Earnings are inflated by non-cash fair value adjustments on related-party liabilities.
“For the three months ended March 31, 2026, the Company recognized a decrease in the compensation expense related to the founders advisory fees - related party due to a decrease in fair value... of $76.4 million.”
The company reports a 'benefit' on the income statement when its stock price drops, as it reduces the liability owed to founders, effectively booking a profit from its own share price decline.
Massive share issuance to related parties for advisory services.
“the Company... issued 13,387,003 shares of Common Stock on March 3, 2026.”
The company issued approximately 9% of its starting shares outstanding in a single quarter just to satisfy related-party 'Founder Advisory' agreements.
Negative operating cash flow driven by related-party cash settlements.
“Founders advisory fees - related party (cash settled) $(95,726) ... Net cash (used in) provided by operating activities $(88,961)”
Despite reporting net income of $72.9M, the company burned $88.9M in cash from operations primarily due to paying out nearly $96M to the EverArc Founder Entity.
Balance sheet is dangerously concentrated in intangible assets and goodwill.
“Goodwill $1,365,415 ... Intangible assets, net $1,249,992 ... Total assets $3,164,378”
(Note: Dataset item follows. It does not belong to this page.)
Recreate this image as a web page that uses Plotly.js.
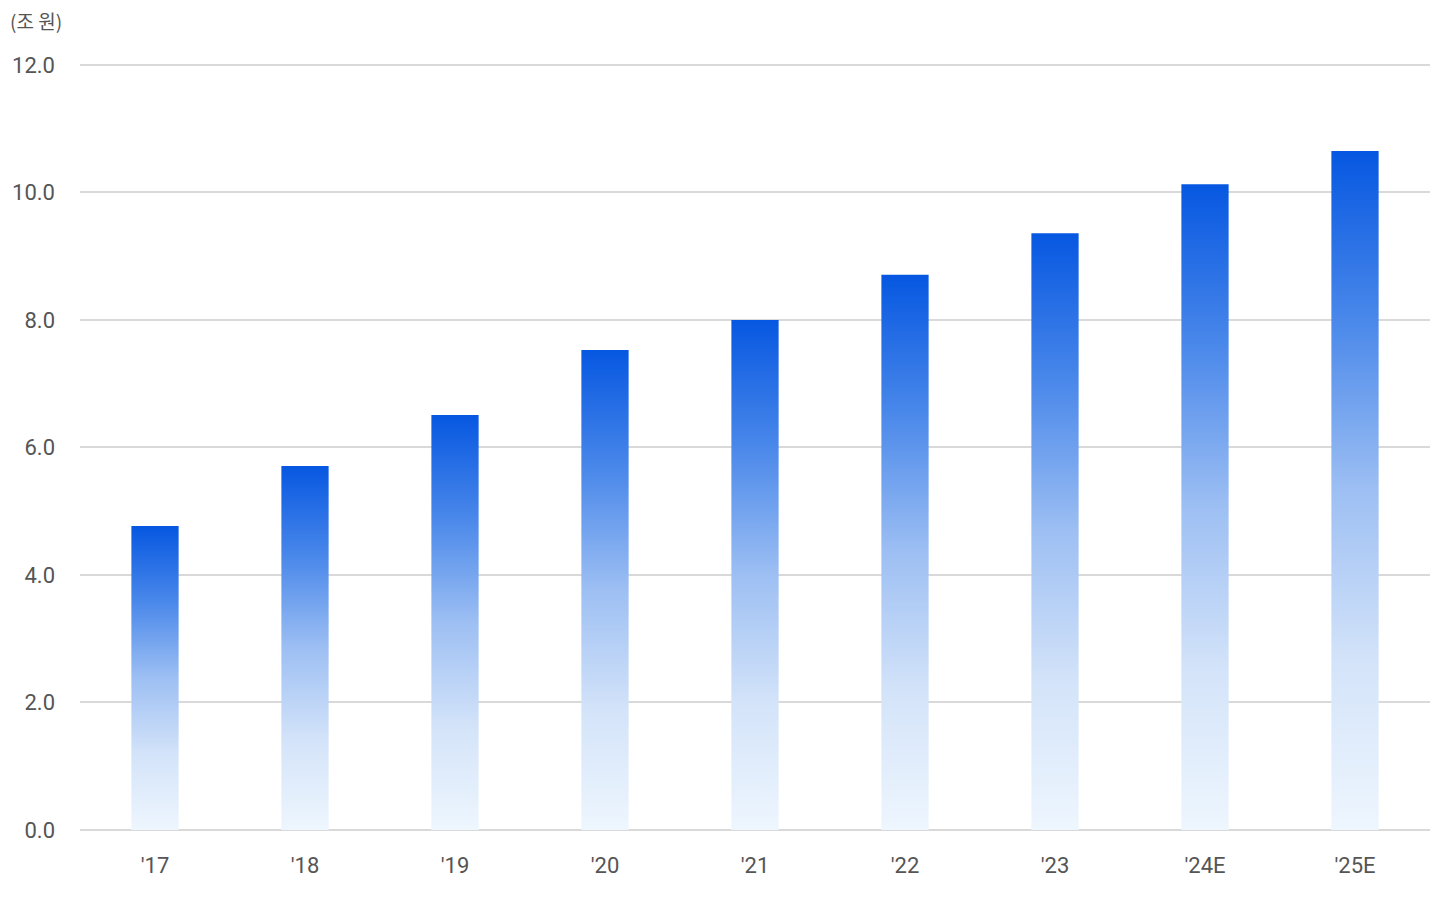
<!DOCTYPE html>
<html>
<head>
<meta charset="utf-8">
<script src="https://cdn.plot.ly/plotly-3.0.1.min.js"></script>
<style>html,body{margin:0;padding:0;background:#fff;}#chart{width:1452px;height:897px;}</style>
</head>
<body>
<div id="chart"></div>
<script>
const categories = ["'17", "'18", "'19", "'20", "'21", "'22", "'23", "'24E", "'25E"];
const values = [4.77, 5.71, 6.51, 7.53, 8.0, 8.71, 9.36, 10.13, 10.65];
const yTickVals = [0, 2, 4, 6, 8, 10, 12];
const yTickText = ["0.0", "2.0", "4.0", "6.0", "8.0", "10.0", "12.0"];
const unitLabel = "(조 원)";

const fontFamily = "Roboto, 'Noto Sans CJK KR', sans-serif";

const trace = {
  type: 'bar',
  x: categories,
  y: values,
  width: 0.315,
  marker: {color: '#4a86e8', line: {width: 0}},
  hoverinfo: 'x+y'
};

const layout = {
  width: 1452, height: 897,
  margin: {l: 80, r: 22, t: 63, b: 67},
  paper_bgcolor: '#fff', plot_bgcolor: '#fff',
  showlegend: false,
  font: {family: fontFamily, color: '#555555', size: 22},
  xaxis: {
    type: 'category',
    showgrid: false, zeroline: false,
    showline: false,
    ticks: '',
    tickfont: {size: 22, color: '#555555'},
    ticklabelstandoff: 20
  },
  yaxis: {
    range: [0, 12.03],
    tickvals: yTickVals,
    ticktext: yTickText,
    showgrid: true, gridcolor: '#d9d9d9', gridwidth: 2,
    zeroline: true, zerolinecolor: '#d9d9d9', zerolinewidth: 2,
    showline: false, ticks: '',
    tickfont: {size: 22, color: '#555555'},
    ticklabelstandoff: 24
  },
  annotations: [{
    text: unitLabel, xref: 'paper', yref: 'paper',
    x: 0, y: 1, xshift: -72, yshift: 43,
    xanchor: 'left', yanchor: 'middle', showarrow: false,
    font: {size: 19, color: '#555555', family: "'Noto Sans CJK KR', Roboto, sans-serif"}
  }]
};

Plotly.newPlot('chart', [trace], layout, {displayModeBar: false, staticPlot: true}).then(function(gd){
  const svgNS = 'http://www.w3.org/2000/svg';
  const svg = gd.querySelector('.main-svg');
  let defs = svg.querySelector('defs');
  if (!defs) { defs = document.createElementNS(svgNS, 'defs'); svg.insertBefore(defs, svg.firstChild); }
  const grad = document.createElementNS(svgNS, 'linearGradient');
  grad.setAttribute('id', 'barGrad');
  grad.setAttribute('x1', '0'); grad.setAttribute('y1', '0');
  grad.setAttribute('x2', '0'); grad.setAttribute('y2', '1');
  const stops = [[0, '#0657e1'], [0.25, '#4a88ea'], [0.5, '#9dbff3'], [0.75, '#d3e3f9'], [1, '#eef6fe']];
  stops.forEach(function(s){
    const st = document.createElementNS(svgNS, 'stop');
    st.setAttribute('offset', s[0]);
    st.setAttribute('stop-color', s[1]);
    grad.appendChild(st);
  });
  defs.appendChild(grad);
  gd.querySelectorAll('.bars .point path').forEach(function(p){
    p.style.fill = 'url(#barGrad)';
  });
});
</script>
</body>
</html>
82.6% of the company's total assets consist of goodwill and intangibles, leaving very little tangible liquidation value to support the $1.2B in long-term debt.
Intrinsic value should be heavily discounted for the structural dilution inherent in the Founder Advisory Agreement, which persists through 2031 and acts as a parasitic drain on common shareholder equity.
Management's use of 'Segment Adjusted EBITDA' excludes the massive founder advisory fees, which are a recurring cash and equity drain, potentially misleading investors regarding true cost structures.